The Difference Between Aggressive Tax Minimization & Abusive Tax Avoidance
- Not paying your tax in full can lead to substantial penalties from the IRS. If you embark upon a program of aggressive tax minimization, the IRS may question some of your deductions and ultimately render them unusable. In cases like this, the IRS generally assesses either a negligence penalty or a substantial understatement-of-tax penalty, both of which are 20 percent of the amount of tax you owe. Additionally, the IRS will charge interest on the amount you did not pay that you owed, plus penalties of 0.5 percent for each month you have not paid the tax you owe. However, if you fraudulently abuse the tax system, the IRS can assess anything from a 75 percent civil fraud penalty to jail time and fines.
- Aggressive tax minimization involves interpreting the tax code in a way that provides the most tax benefit while still keeping you in compliance with tax laws. These strategies are legal but are considered aggressive because they tend to draw IRS scrutiny, which can lead to a tax audit and possible penalties if the IRS disagrees with the validity of the strategy. For example, if you take a personal trip that also involves business, you may categorize a certain percentage of your expenses on that trip as deductible business expenses. However, the IRS may question the amount of business you did on the trip and whether you took an appropriate or excessive amount of deductions. If your expenses are legitimate, however, do not shy away from using the deductions to which you are entitled, even if the IRS does take a closer look at your return.
- Rather than aggressively classifying expenses to maximize tax deductions, abusive tax avoidance is a willful manipulation of the tax code to obtain a fraudulent benefit.

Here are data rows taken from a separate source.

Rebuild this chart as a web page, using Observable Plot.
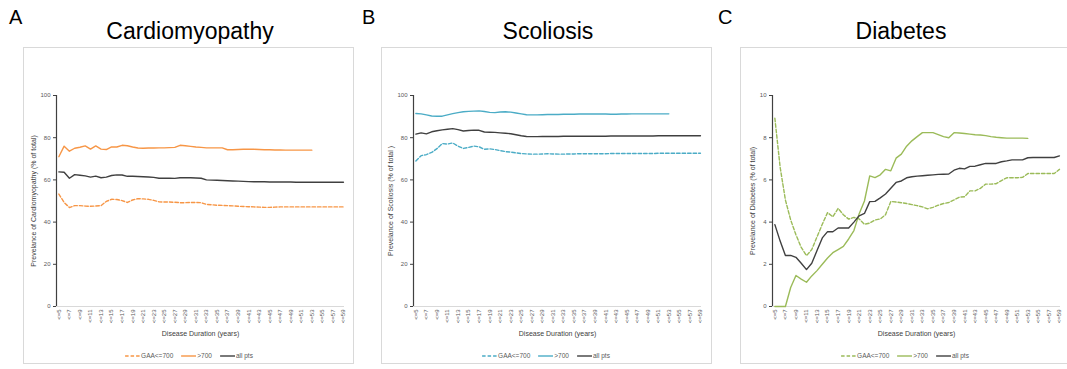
<!DOCTYPE html>
<html>
<head>
<meta charset="utf-8">
<script src="https://cdn.jsdelivr.net/npm/d3@7"></script>
<script src="https://cdn.jsdelivr.net/npm/@observablehq/plot@0.6"></script>
<style>
  html, body { margin: 0; padding: 0; background: #fff; }
  body { width: 1067px; height: 369px; position: relative; overflow: hidden; font-family: "Liberation Sans", Arial, sans-serif; }
  .box { position: absolute; border: 1px solid #d9d9d9; box-sizing: border-box; }
  .letter { position: absolute; font-size: 20px; color: #000; line-height: 1; }
  .title { position: absolute; font-size: 23px; color: #000; line-height: 1; transform: translateX(-50%); white-space: nowrap; }
  .chart { position: absolute; top: 80px; }
  .legend { position: absolute; top: 352px; transform: translateX(-50%); display: flex; align-items: center; font-size: 6.5px; color: #595959; white-space: nowrap; }
  .legend span.item { display: flex; align-items: center; margin: 0 4px; }
  .legend svg { margin-right: 1px; }
</style>
</head>
<body>
<script>
// ---------- data ----------
const categories = d3.range(5, 60); // disease duration <=5 ... <=59
const tickCats = d3.range(5, 60, 2); // labelled categories
const seriesNames = ["GAA<=700", ">700", "all pts"];

// Cardiomyopathy (% of total)
const cardioLow = [53.3,49.3,46.9,47.8,47.8,47.6,47.5,47.6,47.8,49.8,50.8,50.7,50.2,49.3,50.5,51.1,51.0,50.8,50.3,49.6,49.5,49.5,49.4,49.2,49.2,49.3,49.3,49.2,48.4,48.2,48.0,47.9,47.8,47.7,47.5,47.4,47.3,47.2,47.1,47.0,47.0,47.1,47.2,47.2,47.2,47.2,47.2,47.2,47.2,47.2,47.2,47.2,47.2,47.2,47.2];
const cardioHigh = [71.0,76.0,73.6,75.0,75.5,76.1,74.6,76.1,74.6,74.4,75.6,75.6,76.4,76.2,75.6,75.1,75.0,75.1,75.1,75.2,75.2,75.3,75.4,76.4,76.2,75.9,75.6,75.4,75.2,75.2,75.2,75.2,74.3,74.3,74.4,74.5,74.6,74.5,74.4,74.3,74.3,74.2,74.2,74.1,74.1,74.1,74.1,74.1,74.1];
const cardioAll = [63.8,63.6,60.8,62.5,62.2,61.9,61.3,61.8,61.0,61.3,62.1,62.4,62.3,61.7,61.7,61.6,61.5,61.4,61.2,60.8,60.8,60.8,60.7,61.0,61.0,61.0,60.9,60.8,60.0,59.9,59.8,59.7,59.6,59.5,59.4,59.3,59.2,59.1,59.1,59.1,59.0,59.0,59.0,59.0,59.0,58.9,58.9,58.9,58.9,58.9,58.9,58.9,58.9,58.9,58.9];

// Scoliosis (% of total)
const scolLow = [69.0,71.5,72.0,73.0,74.8,77.2,77.0,77.5,76.0,74.9,75.4,76.0,75.7,74.5,74.7,74.4,73.9,73.4,73.2,72.8,72.5,72.3,72.2,72.2,72.3,72.4,72.3,72.2,72.2,72.3,72.3,72.4,72.4,72.4,72.4,72.4,72.4,72.5,72.5,72.5,72.5,72.5,72.5,72.5,72.5,72.5,72.6,72.6,72.6,72.6,72.6,72.6,72.6,72.6,72.6];
const scolHigh = [91.5,91.3,90.8,90.3,90.2,90.2,90.8,91.4,91.9,92.3,92.5,92.6,92.7,92.4,92.0,91.9,92.2,92.3,92.1,91.7,91.3,90.9,90.8,90.8,90.9,91.0,91.0,91.0,91.1,91.1,91.1,91.2,91.2,91.2,91.2,91.3,91.2,91.1,91.1,91.2,91.2,91.3,91.3,91.3,91.3,91.3,91.3,91.3,91.3];
const scolAll = [81.7,82.3,81.8,82.8,83.3,83.7,84.0,84.3,83.8,83.2,83.4,83.6,83.5,82.7,82.6,82.5,82.3,82.1,81.9,81.4,80.9,80.6,80.5,80.5,80.6,80.6,80.6,80.6,80.7,80.7,80.7,80.7,80.7,80.7,80.7,80.7,80.7,80.8,80.8,80.8,80.8,80.8,80.8,80.8,80.8,80.8,80.9,80.9,80.9,80.9,80.9,80.9,80.9,80.9,80.9];

// Diabetes (% of total)
const diabLow = [8.92,6.6,5.05,4.1,3.4,2.8,2.41,2.7,3.3,3.9,4.45,4.25,4.65,4.35,4.14,4.22,4.15,3.9,3.95,4.1,4.15,4.35,4.98,4.95,4.92,4.88,4.83,4.78,4.72,4.63,4.7,4.8,4.88,4.93,5.05,5.18,5.2,5.48,5.48,5.6,5.8,5.8,5.82,5.97,6.1,6.1,6.1,6.12,6.3,6.3,6.3,6.3,6.3,6.3,6.5];
const diabHigh = [0,0,0,0.9,1.47,1.3,1.15,1.45,1.7,2.0,2.3,2.55,2.7,2.85,3.2,3.6,4.4,5.0,6.19,6.11,6.24,6.5,6.43,7.03,7.22,7.6,7.85,8.05,8.24,8.24,8.24,8.15,8.05,8.0,8.24,8.22,8.2,8.17,8.14,8.13,8.1,8.05,8.02,8.0,7.98,7.98,7.98,7.98,7.97];
const diabAll = [3.88,3.1,2.42,2.42,2.33,2.05,1.75,2.05,2.65,3.25,3.55,3.54,3.72,3.72,3.72,4.0,4.3,4.41,4.97,4.98,5.15,5.33,5.6,5.88,5.95,6.1,6.15,6.18,6.2,6.22,6.24,6.26,6.27,6.28,6.46,6.55,6.52,6.64,6.65,6.72,6.78,6.78,6.78,6.86,6.9,6.95,6.95,6.95,7.05,7.06,7.06,7.06,7.06,7.06,7.14];

const cardioTicks = [0,20,40,60,80,100];
const scolTicks = [0,20,40,60,80,100];
const diabTicks = [0,2,4,6,8,10];

// ---------- layout ----------
const panels = [
  {letter:"A", title:"Cardiomyopathy", yTitle:"Prevelance of Cardiomyopathy (% of total)", series:[cardioLow,cardioHigh,cardioAll], ticks:cardioTicks, color:"#F79646",
   box:[23,47,331,317], letterX:9, titleX:190, svgLeft:10, width:346, yTitleDx:-23, legendX:189},
  {letter:"B", title:"Scoliosis", yTitle:"Prevelance of Scoliosis (% of total )", series:[scolLow,scolHigh,scolAll], ticks:scolTicks, color:"#4BACC6",
   box:[381,47,331,317], letterX:362, titleX:548, svgLeft:367, width:348, yTitleDx:-23, legendX:546},
  {letter:"C", title:"Diabetes", yTitle:"Prevelance of Diabetes (% of total)", series:[diabLow,diabHigh,diabAll], ticks:diabTicks, color:"#9BBB59",
   box:[740,47,340,317], letterX:718, titleX:901, svgLeft:726, width:341, yTitleDx:-20, legendX:905}
];

const dash = "3.5,2";
const allColor = "#404040";

for (const p of panels) {
  const box = document.createElement("div");
  box.className = "box";
  Object.assign(box.style, {left:p.box[0]+"px", top:p.box[1]+"px", width:p.box[2]+"px", height:p.box[3]+"px"});
  document.body.appendChild(box);

  const letter = document.createElement("div");
  letter.className = "letter"; letter.textContent = p.letter;
  Object.assign(letter.style, {left:p.letterX+"px", top:"7px"});
  document.body.appendChild(letter);

  const title = document.createElement("div");
  title.className = "title"; title.textContent = p.title;
  Object.assign(title.style, {left:p.titleX+"px", top:"20px"});
  document.body.appendChild(title);

  const rows = [];
  p.series.forEach((vals, si) => vals.forEach((v, i) => rows.push({cat: categories[i], value: v, series: seriesNames[si]})));
  const yMax = p.ticks[p.ticks.length-1];
  const xDomain = [4.55, 59.2];
  const stroke = s => s === "all pts" ? allColor : p.color;

  const chart = Plot.plot({
    width: p.width, height: 270,
    marginLeft: 46, marginRight: p.width - 46 - 288, marginTop: 15, marginBottom: 44,
    style: {fontFamily: "'Liberation Sans', Arial, sans-serif", fontSize: "6px", color: "#595959", background: "transparent", overflow: "visible"},
    x: {type: "linear", domain: xDomain},
    y: {domain: [0, yMax]},
    marks: [
      Plot.ruleY([0], {stroke: "#d9d9d9", strokeWidth: 1}),
      Plot.ruleX([xDomain[0]], {stroke: "#404040", strokeWidth: 1.2}),
      Plot.axisY({ticks: p.ticks, tickSize: 3, tickPadding: 3, label: null, fontSize: 6, stroke: "#404040"}),
      Plot.axisX({ticks: tickCats, tickFormat: d => "<=" + d, tickRotate: -90, tickSize: 0, tickPadding: 3, label: null, fontSize: 6}),
      Plot.text([p.yTitle], {frameAnchor: "left", textAnchor: "middle", lineAnchor: "middle", rotate: -90, dx: p.yTitleDx, text: d => d, fontSize: 7, fill: "#404040"}),
      Plot.text(["Disease Duration (years)"], {frameAnchor: "bottom", textAnchor: "middle", lineAnchor: "middle", dy: 27, text: d => d, fontSize: 7, fill: "#404040"}),
      ...seriesNames.map(s => Plot.line(rows.filter(r => r.series === s), {
        x: "cat", y: "value", stroke: stroke(s), strokeWidth: 1.4,
        strokeDasharray: s === "GAA<=700" ? dash : null, curve: "linear"
      }))
    ]
  });
  const wrap = document.createElement("div");
  wrap.className = "chart";
  wrap.style.left = p.svgLeft + "px";
  wrap.appendChild(chart);
  document.body.appendChild(wrap);

  const legend = document.createElement("div");
  legend.className = "legend";
  legend.style.left = p.legendX + "px";
  seriesNames.forEach(s => {
    const item = document.createElement("span");
    item.className = "item";
    const c = stroke(s);
    item.innerHTML = `<svg width="15" height="6"><line x1="0" y1="3" x2="15" y2="3" stroke="${c}" stroke-width="1.4" ${s === "GAA<=700" ? `stroke-dasharray="${dash}"` : ""}/></svg>`;
    const t = document.createElement("span");
    t.textContent = s;
    item.appendChild(t);
    legend.appendChild(item);
  });
  document.body.appendChild(legend);
}
</script>
</body>
</html>
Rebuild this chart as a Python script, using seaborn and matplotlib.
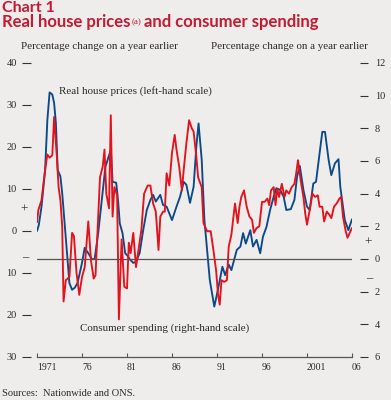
import matplotlib
matplotlib.use("Agg")
import matplotlib.pyplot as plt
import seaborn as sns

# Real house prices, % change on a year earlier (left-hand scale)
house_years = [1971.0, 1971.2, 1971.5, 1971.9, 1972.15, 1972.4, 1972.7, 1972.9, 1973.1, 1973.3,
               1973.6, 1973.8, 1974.1, 1974.4, 1974.6, 1974.9, 1975.2, 1975.5, 1976.0, 1976.3,
               1976.7, 1977.1, 1977.4, 1977.8, 1978.2, 1978.6, 1978.9, 1979.2, 1979.4, 1979.8,
               1980.0, 1980.2, 1980.5, 1980.8, 1981.1, 1981.3, 1981.7, 1982.0, 1982.4, 1982.8,
               1983.2, 1983.6, 1983.9, 1984.2, 1984.7, 1985.0, 1985.4, 1986.0, 1986.5, 1986.9,
               1987.3, 1987.6, 1988.0, 1988.4, 1988.7, 1988.95, 1989.3, 1989.6, 1989.9, 1990.2,
               1990.7, 1991.1, 1991.6, 1991.9, 1992.3, 1992.6, 1993.2, 1993.6, 1993.9, 1994.2,
               1994.7, 1995.0, 1995.4, 1995.8, 1996.1, 1996.5, 1996.9, 1997.3, 1997.6, 1998.0,
               1998.4, 1998.7, 1999.2, 1999.6, 1999.9, 2000.2, 2000.6, 2001.0, 2001.3, 2001.7,
               2002.0, 2002.4, 2002.7, 2003.0, 2003.4, 2003.7, 2004.1, 2004.5, 2004.7, 2005.2,
               2005.6, 2006.0]
house_growth = [0.0, 1.4, 5.8, 14.5, 26.4, 33.0, 32.5, 30.5, 25.7, 14.5,
                13.0, 9.0, 1.0, -7.0, -12.4, -14.0, -13.5, -12.4, -7.6, -4.0,
                -5.3, -6.7, -6.7, -0.5, 7.4, 15.3, 17.3, 19.3, 11.7, 11.5,
                7.4, 1.8, -0.5, -5.3, -6.0, -6.7, -7.6, -7.3, -5.3, 0.2,
                5.0, 7.4, 8.6, 7.0, 8.6, 6.2, 5.8, 2.6, 5.8, 8.2,
                11.7, 11.0, 6.7, 10.5, 20.0, 25.6, 17.0, 2.6, -4.5, -11.7,
                -18.0, -14.0, -8.5, -10.5, -8.0, -9.3, -4.5, -3.7, -0.5, -3.0,
                0.2, -3.7, -2.1, -5.3, -1.4, 1.0, 5.0, 8.2, 10.2, 9.8,
                8.2, 5.0, 5.2, 7.4, 13.0, 15.5, 9.8, 5.8, 5.0, 11.3,
                11.7, 18.5, 23.6, 23.6, 17.0, 13.3, 16.1, 17.1, 10.5, 2.6,
                0.2, 2.8]

# Consumer spending, % change on a year earlier (right-hand scale)
spend_years = [1971.0, 1971.15, 1971.5, 1971.9, 1972.15, 1972.4, 1972.7, 1972.9, 1973.2, 1973.4,
               1973.6, 1973.8, 1973.95, 1974.2, 1974.6, 1974.9, 1975.1, 1975.4, 1975.7, 1976.0,
               1976.3, 1976.7, 1977.0, 1977.3, 1977.5, 1977.8, 1978.0, 1978.3, 1978.5, 1978.7,
               1979.0, 1979.2, 1979.4, 1979.6, 1979.9, 1980.1, 1980.4, 1980.7, 1981.0, 1981.2,
               1981.4, 1981.7, 1982.0, 1982.25, 1982.6, 1982.9, 1983.3, 1983.6, 1983.9, 1984.2,
               1984.5, 1984.7, 1985.0, 1985.2, 1985.4, 1985.7, 1986.0, 1986.3, 1986.5, 1986.8,
               1987.1, 1987.3, 1987.6, 1987.9, 1988.2, 1988.4, 1988.7, 1988.9, 1989.3, 1989.5,
               1989.9, 1990.3, 1990.6, 1990.9, 1991.1, 1991.3, 1991.5, 1991.8, 1992.1, 1992.3,
               1992.6, 1993.0, 1993.3, 1993.5, 1993.7, 1994.0, 1994.3, 1994.6, 1994.9, 1995.1,
               1995.4, 1995.7, 1996.0, 1996.3, 1996.6, 1996.8, 1997.0, 1997.3, 1997.5, 1997.7,
               1997.9, 1998.2, 1998.5, 1998.7, 1999.0, 1999.3, 1999.6, 1999.8, 2000.0, 2000.3,
               2000.6, 2000.8, 2001.0, 2001.3, 2001.6, 2001.9, 2002.2, 2002.4, 2002.7, 2002.9,
               2003.2, 2003.5, 2003.7, 2004.0, 2004.3, 2004.6, 2004.8, 2005.0, 2005.3, 2005.5,
               2005.75, 2006.0]
spend_growth = [2.25, 3.0, 3.6, 5.45, 6.4, 6.2, 6.35, 8.7, 6.3, 4.4,
                3.6, 2.0, -2.6, -1.3, -1.1, 1.6, 1.4, -0.9, -2.2, -1.1,
                -0.5, 2.3, -0.1, -1.2, -1.0, 2.6, 5.0, 5.65, 6.7, 4.0,
                3.1, 8.8, 2.6, 4.4, 3.9, -3.7, 1.2, -1.7, -1.8, 1.0,
                0.35, 1.6, -0.5, 0.45, 1.8, 4.0, 4.5, 4.5, 3.4, 2.9,
                0.55, 2.6, 2.9, 2.9, 5.25, 4.5, 6.5, 7.6, 6.7, 5.65,
                4.2, 5.45, 7.1, 8.5, 8.0, 7.8, 6.3, 5.0, 4.4, 2.2,
                1.7, 1.7, 0.55, -0.7, -2.1, -2.8, -1.3, -1.4, -1.3, 0.75,
                1.5, 3.4, 2.2, 3.2, 3.8, 4.2, 3.2, 2.6, 2.4, 1.6,
                1.9, 2.0, 3.5, 3.5, 3.7, 3.3, 4.2, 4.4, 3.3, 4.3,
                3.8, 4.6, 3.8, 4.2, 4.0, 4.4, 4.6, 5.25, 6.05, 4.8,
                3.8, 2.8, 2.1, 3.0, 4.0, 3.8, 3.9, 3.2, 3.2, 2.3,
                2.9, 2.7, 2.5, 3.2, 3.4, 3.7, 3.8, 2.6, 1.7, 1.3,
                1.6, 1.9]

left_ticks = [40, 30, 20, 10, 0, -10, -20, -30]
right_ticks = [12, 10, 8, 6, 4, 2, 0, -2, -4, -6]
year_ticks = [1971, 1976, 1981, 1986, 1991, 1996, 2001, 2006]
year_labels = ['1971', '76', '81', '86', '91', '96', '2001', '06']

W, H = 391, 400
bg = '#eeedeb'
red_title = '#c41a32'
text_col = '#2a2a2a'

sns.set_theme(style='white')
plt.rcParams['font.family'] = ['Liberation Serif', 'DejaVu Serif']

fig = plt.figure(figsize=(W / 100, H / 100), dpi=100, facecolor=bg)
ax = fig.add_axes([37 / W, 1 - 357 / H, 315 / W, 294 / H])
ax.set_facecolor(bg)
ax2 = ax.twinx()

sns.lineplot(x=house_years, y=house_growth, ax=ax, color='#0b4a86', linewidth=1.35,
             estimator=None, sort=False)
sns.lineplot(x=spend_years, y=spend_growth, ax=ax2, color='#e3121c', linewidth=1.35,
             estimator=None, sort=False)
ax2.axhline(0, color='#555555', linewidth=0.9, zorder=0)

ax.set_xlim(1971, 2006)
ax.set_ylim(-30, 40)
ax2.set_ylim(-6, 12)

for a in (ax, ax2):
    for s in ('top', 'left', 'right'):
        a.spines[s].set_visible(False)
    a.set_xlabel('')
    a.set_ylabel('')
ax2.spines['bottom'].set_visible(False)
ax.spines['bottom'].set_color('#555555')
ax.spines['bottom'].set_linewidth(0.9)
ax.spines['left'].set_position(('outward', 4.5))
ax2.spines['right'].set_position(('outward', 6))

ax.set_xticks(year_ticks)
ax.set_xticklabels(year_labels)
for lbl in ax.get_xticklabels():
    lbl.set_horizontalalignment('left')
ax.tick_params(axis='x', bottom=True, direction='in', length=3, width=0.8,
               color='#555555', pad=4, labelsize=7, labelcolor=text_col)

ax.set_yticks(left_ticks)
ax.set_yticklabels([str(abs(v)) for v in left_ticks])
ax.tick_params(axis='y', left=True, direction='out', length=6.5, width=0.8,
               color='#333333', pad=3.5, labelsize=7.5, labelcolor=text_col)

ax2.set_yticks(right_ticks)
ax2.set_yticklabels([str(abs(v)) for v in right_ticks])
ax2.tick_params(axis='y', right=True, direction='out', length=5.5, width=0.8,
                color='#333333', pad=5, labelsize=7.5, labelcolor=text_col)


def px(x, y):
    return x / W, 1 - y / H


# Titles
fig.text(*px(2, 12), 'Chart 1', family=['Lato', 'DejaVu Sans'], weight='bold',
         size=11.5, color=red_title, va='baseline')
t1 = fig.text(*px(2, 27), 'Real house prices', family=['Lato', 'DejaVu Sans'],
              weight='bold', size=12, color=red_title, va='baseline')
t2 = fig.text(0, 0, '(a)', size=6.5, color=red_title, va='baseline')
fig.canvas.draw()
bb = t1.get_window_extent()
t2.set_position(((bb.x1 + 1) / W, px(0, 24)[1]))
bb2 = t2.get_window_extent()
fig.text((bb2.x1 + 3) / W, px(0, 27)[1], 'and consumer spending',
         family=['Lato', 'DejaVu Sans'], weight='bold', size=12,
         color=red_title, va='baseline')

fig.text(*px(21, 49), 'Percentage change on a year earlier', size=7.9,
         color=text_col, va='baseline')
fig.text(*px(211, 49), 'Percentage change on a year earlier', size=7.9,
         color=text_col, va='baseline')

# sign markers
fig.text(*px(24, 210), '+', size=9.5, color=text_col, ha='center', va='center')
fig.text(*px(25, 257), '\u2013', size=9, color=text_col, ha='center', va='center')
fig.text(*px(368, 243), '+', size=9.5, color=text_col, ha='center', va='center')
fig.text(*px(369, 278), '\u2013', size=9, color=text_col, ha='center', va='center')

# series labels
fig.text(*px(59, 91), 'Real house prices (left-hand scale)', size=7.9,
         color=text_col, va='center')
fig.text(*px(80, 328), 'Consumer spending (right-hand scale)', size=7.9,
         color=text_col, va='center')

fig.text(*px(2, 393), 'Sources:  Nationwide and ONS.', size=7.5,
         color=text_col, va='center')

fig.savefig('out.png', dpi=100, facecolor=bg)
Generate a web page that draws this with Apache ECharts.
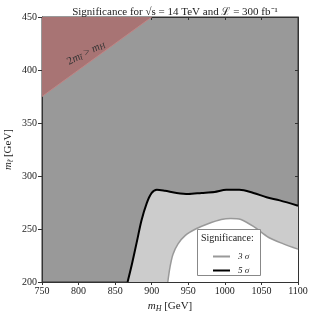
<!DOCTYPE html>
<html><head><meta charset="utf-8">
<script src="https://cdn.jsdelivr.net/npm/echarts@6/dist/echarts.min.js"></script>
<style>html,body{margin:0;padding:0;background:#fff}#c{width:314px;height:318px}</style>
</head><body><div id="c"></div>
<script>
const xTicks = [750, 1100, 50];
const yTicks = [200, 450, 50];
const sig5 = [[867,200],[873,217],[880,239],[886,258],[893,274],[900,284],[907,287],[918,286],[934,284],[950,283],[968,284],[986,285],[1002,287],[1020,287],[1039,284],[1057,280],[1075,277],[1100,272]];
const sig3 = [[922,200],[925,214],[929,226],[936,236],[946,244],[960,250],[977,255],[995,259],[1008,260],[1022,259],[1040,252],[1060,242],[1080,236],[1100,231]];
const kinLimit = [[750,375],[900,450]];
const F = 'Liberation Serif';
const chart = echarts.init(document.getElementById('c'));
const axisCommon = {
  axisLine:{lineStyle:{color:'#333',width:1}},
  splitLine:{show:false}
};
const richName = {i:{fontFamily:F,fontStyle:'italic',fontSize:11,color:'#222'},s:{fontFamily:F,fontStyle:'italic',fontSize:8,color:'#222',padding:[5,0,0,0]}};
chart.setOption({
  animation:false,
  title:{text:'Significance for √s = 14 TeV and ℒ = 300 fb⁻¹', left:170, textAlign:'center', top:2,
    textStyle:{fontFamily:F,fontSize:11,fontWeight:'normal',color:'#222'}},
  grid:{left:42,right:16,top:17,bottom:36,show:true,backgroundColor:'#999999',borderColor:'#333',borderWidth:1,containLabel:false,outerBoundsMode:'none'},
  xAxis:[
    Object.assign({type:'value',min:xTicks[0],max:xTicks[1],interval:xTicks[2],
      name:'{i|m}{s|H} [GeV]',nameLocation:'middle',nameGap:17,
      nameTextStyle:{fontFamily:F,fontSize:11,color:'#222',rich:richName},
      axisTick:{length:3,lineStyle:{color:'#333'}},
      axisLabel:{fontFamily:F,fontSize:10,color:'#222',margin:4,formatter:v=>String(v)}},axisCommon),
    Object.assign({type:'value',position:'top',min:xTicks[0],max:xTicks[1],interval:xTicks[2],
      axisTick:{inside:true,length:3,lineStyle:{color:'#333'}},axisLabel:{show:false}},axisCommon)
  ],
  yAxis:[
    Object.assign({type:'value',min:yTicks[0],max:yTicks[1],interval:yTicks[2],
      name:'{i|m}{s|t̃} [GeV]',nameLocation:'middle',nameGap:27,nameRotate:90,nameMoveOverlap:false,
      nameTextStyle:{fontFamily:F,fontSize:11,color:'#222',rich:richName},
      axisTick:{length:4,lineStyle:{color:'#333'}},
      axisLabel:{fontFamily:F,fontSize:10,color:'#222',margin:5,formatter:v=>String(v)}},axisCommon),
    Object.assign({type:'value',position:'right',min:yTicks[0],max:yTicks[1],interval:yTicks[2],
      axisTick:{inside:true,length:3,lineStyle:{color:'#333'}},axisLabel:{show:false}},axisCommon)
  ],
  legend:{left:208,top:247,orient:'vertical',itemGap:5,icon:'rect',itemWidth:17,itemHeight:2,z:120,zlevel:0,
    textStyle:{fontFamily:F,fontSize:9,fontStyle:'italic',color:'#222',padding:[0,0,0,3]},
    data:[{name:'3 σ',itemStyle:{color:'#999'}},{name:'5 σ',itemStyle:{color:'#000'}}]},
  graphic:[
    {type:'rect',left:197,top:229,shape:{width:63,height:46},style:{fill:'#fff',stroke:'#888',lineWidth:1},z:10},
    {type:'text',left:201,top:233,style:{text:'Significance:',font:'10px "Liberation Serif"',fill:'#222'},z:11},
    {type:'text',x:86,y:53,rotation:27*Math.PI/180,style:{
      text:'{n|2}{i|m}{s|t̃}{n| > }{i|m}{s|H}',align:'center',verticalAlign:'middle',
      rich:{n:{fontFamily:F,fontSize:11,fill:'#333'},i:{fontFamily:F,fontStyle:'italic',fontSize:11,fill:'#333'},s:{fontFamily:F,fontStyle:'italic',fontSize:8,fill:'#333',padding:[4,0,0,0]}}},z:50}
  ],
  series:[
    {name:'5 σ',type:'line',data:sig5,smooth:0.3,symbol:'none',z:2,
      lineStyle:{color:'#000',width:2},areaStyle:{color:'#cccccc',opacity:1,origin:'start'}},
    {name:'3 σ',type:'line',data:sig3,smooth:0.3,symbol:'none',z:3,
      lineStyle:{color:'#999',width:1.5},areaStyle:{color:'#ffffff',opacity:1,origin:'start'}},
    {name:'kin',type:'line',data:kinLimit,symbol:'none',z:4,
      lineStyle:{color:'#c08585',width:1},areaStyle:{color:'#a87474',opacity:1,origin:'end'}}
  ]
});
</script></body></html>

For example, if you take deductions for dependents you do not have or invent business expenses out of thin air for the purpose of reducing taxes, you are fraudulently abusing the tax code. Some taxpayers take this chance because the IRS cannot audit every tax return. However, if the IRS discovers your fraud, you will be assessed significant additional penalties and may be headed to prison for as long as five years.
- Sometimes, the line between tax avoidance and tax evasion can be slim. If you are unclear about the interpretation of tax law, it is usually better to err on the side of caution, since the penalties are so steep. You can also enlist the aid of a certified tax accountant to help you know where the IRS typically draws the line on tax matters.